Practice Problems: Calculating and Interpreting the Discriminant
To master the discriminant concept, practice with these problems:
- Calculate the discriminant of 3x² - 4x + 7 = 0 and determine the nature of its solutions.
- For what values of k will the equation x² + kx + 4 = 0 have exactly one solution?
- If a quadratic equation has a discriminant of 16, and a = 2, c = 1, find the possible values of b.
- Determine the value of k for which the quadratic equation kx² - 6x + k = 0 has equal roots.
- Find the range of values of k for which 2x² + kx + 8 = 0 has no real solutions.

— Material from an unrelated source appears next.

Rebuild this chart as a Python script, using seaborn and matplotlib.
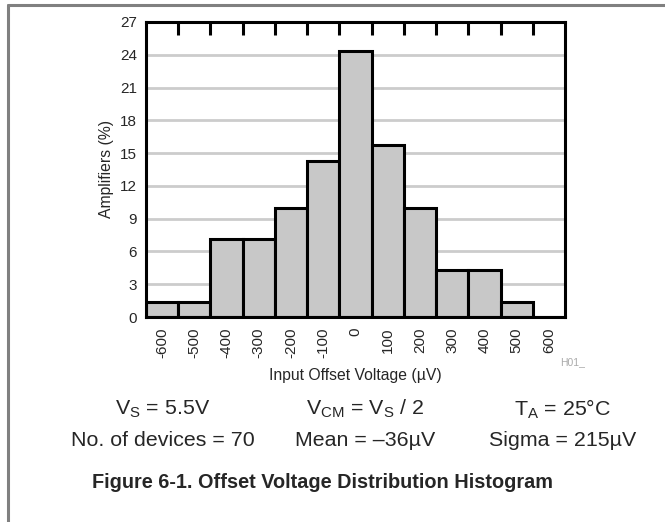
import numpy as np
import pandas as pd
import seaborn as sns
import matplotlib.pyplot as plt
from matplotlib.lines import Line2D

# ---- Data ----
bin_centers = [-600, -500, -400, -300, -200, -100, 0, 100, 200, 300, 400, 500, 600]
amplifiers_pct = [1.4, 1.4, 7.1, 7.1, 10.0, 14.3, 24.3, 15.7, 10.0, 4.3, 4.3, 1.4, 0.0]
y_ticks = [0, 3, 6, 9, 12, 15, 18, 21, 24, 27]
cond_row1 = ['V$\\mathregular{_S}$ = 5.5V', 'V$\\mathregular{_{CM}}$ = V$\\mathregular{_S}$ / 2', 'T$\\mathregular{_A}$ = 25°C']
cond_row2 = ['No. of devices = 70', 'Mean = \u201336µV', 'Sigma = 215µV']
title = 'Figure 6-1. Offset Voltage Distribution Histogram'

df = pd.DataFrame({'offset': bin_centers, 'pct': amplifiers_pct})
edges = [float(e) for e in np.arange(-650, 651, 100)]

# ---- Style ----
sns.set_style('white')
plt.rcParams['font.family'] = ['Liberation Sans', 'DejaVu Sans']
plt.rcParams['mathtext.fontset'] = 'custom'
plt.rcParams['mathtext.rm'] = 'Liberation Sans'

fig = plt.figure(figsize=(6.65, 5.22), dpi=100)
ax = fig.add_axes([0.2195, 0.3927, 0.6301, 0.5652])

# light horizontal grid behind the bars
for y in y_ticks[1:-1]:
    ax.axhline(y, color='#cccccc', lw=2, zorder=0)

sns.histplot(data=df, x='offset', weights='pct', bins=edges, ax=ax,
             color='#c8c8c8', alpha=1, edgecolor='black', linewidth=2.2, zorder=2)

ax.set_xlim(-650, 650)
ax.set_ylim(0, 27)
ax.set_yticks(y_ticks)
ax.set_xticks(bin_centers)
ax.set_xticklabels([str(v) for v in bin_centers], rotation=90)
ax.set_xticks(edges[1:-1], minor=True)
ax.tick_params(axis='x', which='major', bottom=False, top=False, labelsize=11, pad=4)
ax.tick_params(axis='x', which='minor', bottom=False, top=True, direction='in', length=9, width=2.2, color='black')
ax.tick_params(axis='y', left=False, labelsize=11, pad=3)
for s in ax.spines.values():
    s.set_visible(True)
    s.set_color('black')
    s.set_linewidth(2.2)

ax.set_xlabel('Input Offset Voltage (µV)', fontsize=11.3, labelpad=7)
ax.set_ylabel('Amplifiers (%)', fontsize=11.3, labelpad=4)
fig.text(573 / 665, 1 - 362 / 522, 'H01_', fontsize=7.5, color='#aaaaaa', ha='center', va='center')

# ---- Conditions and caption ----
col_x = [163, 365, 563]
for x, t in zip(col_x, cond_row1):
    fig.text(x / 665, 1 - 409 / 522, t, fontsize=15.4, ha='center', va='center')
for x, t in zip(col_x, cond_row2):
    fig.text(x / 665, 1 - 440 / 522, t, fontsize=15.4, ha='center', va='center')
fig.text(323 / 665, 1 - 483 / 522, title, fontsize=14.3, fontweight='bold', ha='center', va='center')

# ---- Frame lines ----
fig.add_artist(Line2D([8 / 665, 1], [1 - 4.5 / 522] * 2, color='#808080', lw=2.2))
fig.add_artist(Line2D([8 / 665] * 2, [0, 1 - 4.5 / 522], color='#808080', lw=2.2))

fig.savefig('out.png', dpi=100)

- For what values of p will the equations x² + px + 1 = 0 and x² + px + p = 0 both have real solutions?
Conclusion
The discriminant provides a powerful analytical tool for understanding quadratic equations without solving them completely. By simply calculating b² - 4ac, we can immediately determine whether a quadratic equation has two distinct real solutions, one repeated real solution, or two complex solutions. This insight proves invaluable across various fields of study and practical applications. Mastering the discriminant concept enhances problem-solving efficiency and provides a deeper understanding of quadratic relationships.
Whether you're analyzing physical systems, optimizing economic models, or solving pure mathematical problems, the discriminant offers a quick and reliable method to characterize the nature of quadratic equations. By understanding how to calculate and interpret this crucial value, you gain an essential mathematical tool that provides immediate insight into the behavior of quadratic functions and their solutions.